Günümüzde, kendi dindarlığı ile meşgul olanlara müslüman, başkalarının dindarlığı ile meşgul olanlara ise islamcı deniyor. Bu konu, bir hikaye üzerinden düşünüldüğünde derin bir anlam taşıyor.
Şeyhin oğlu büyümüş, artık kendi ibadetlerine sorumluluk duyacak yaşa gelmiş. Bir sabah, şeyhi namaza kalkarken oğlunu da yanına almış. Şeyh, oğluna “Hadi artık büyüdün, sabah namazına beraber gidelim” demiş. İkisi yola çıkmışlar, sabahın karanlığında sokaklarda yürümüşler. Ancak sokaklar karanlık, evlerin ışıkları sönmüş.
Çocuk şaşkın bir şekilde babasına demiş ki, “Baba, kimsenin ışığı yanmıyor.

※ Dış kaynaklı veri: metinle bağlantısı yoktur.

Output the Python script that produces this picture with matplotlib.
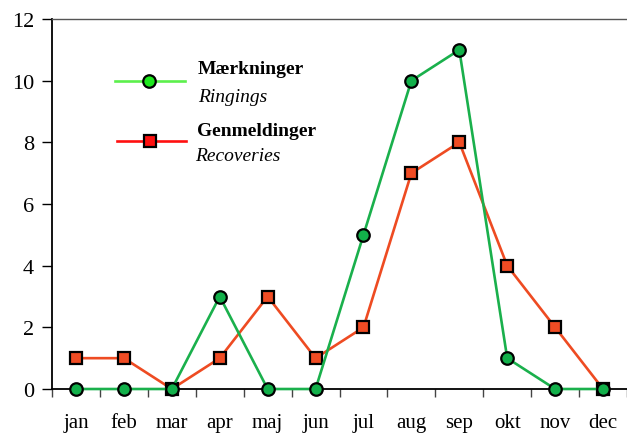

Demek ki kimse sabah namazına gitmiyor.” Şeyh, içten bir gülümsemeyle cevap vermiş, “Oğlum, hayatında ilk kez sabah namazına gidiyorsun ve sen mahalleliyi mi sorguluyorsun? Bırak başkalarını sorgulamayı sen namazına git.”

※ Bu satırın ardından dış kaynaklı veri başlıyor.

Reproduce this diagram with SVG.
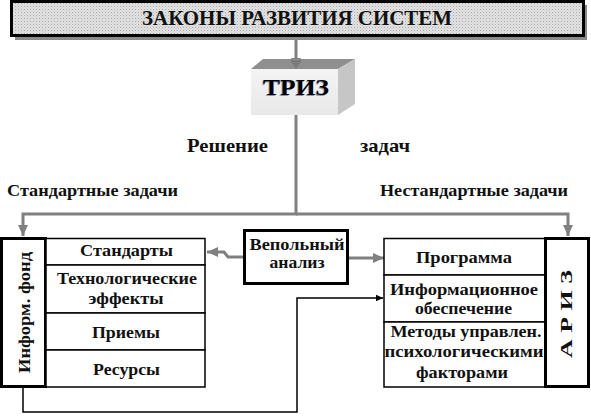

Bu hikaye, islamcılık ile müslümanlık arasındaki ince çizgiyi gözler önüne seriyor. İslamcılık, başkalarının ibadetlerini yargılamak ve dışlamak yerine, kendi ibadet ve inancına odaklanmayı gerektirir. Dindarlık, önce kendi nefsimizi ıslah etmekle başlar. Unutmayalım ki, yargılama yerine kendi ibadetlerimize yönelmek her daim daha anlamlıdır.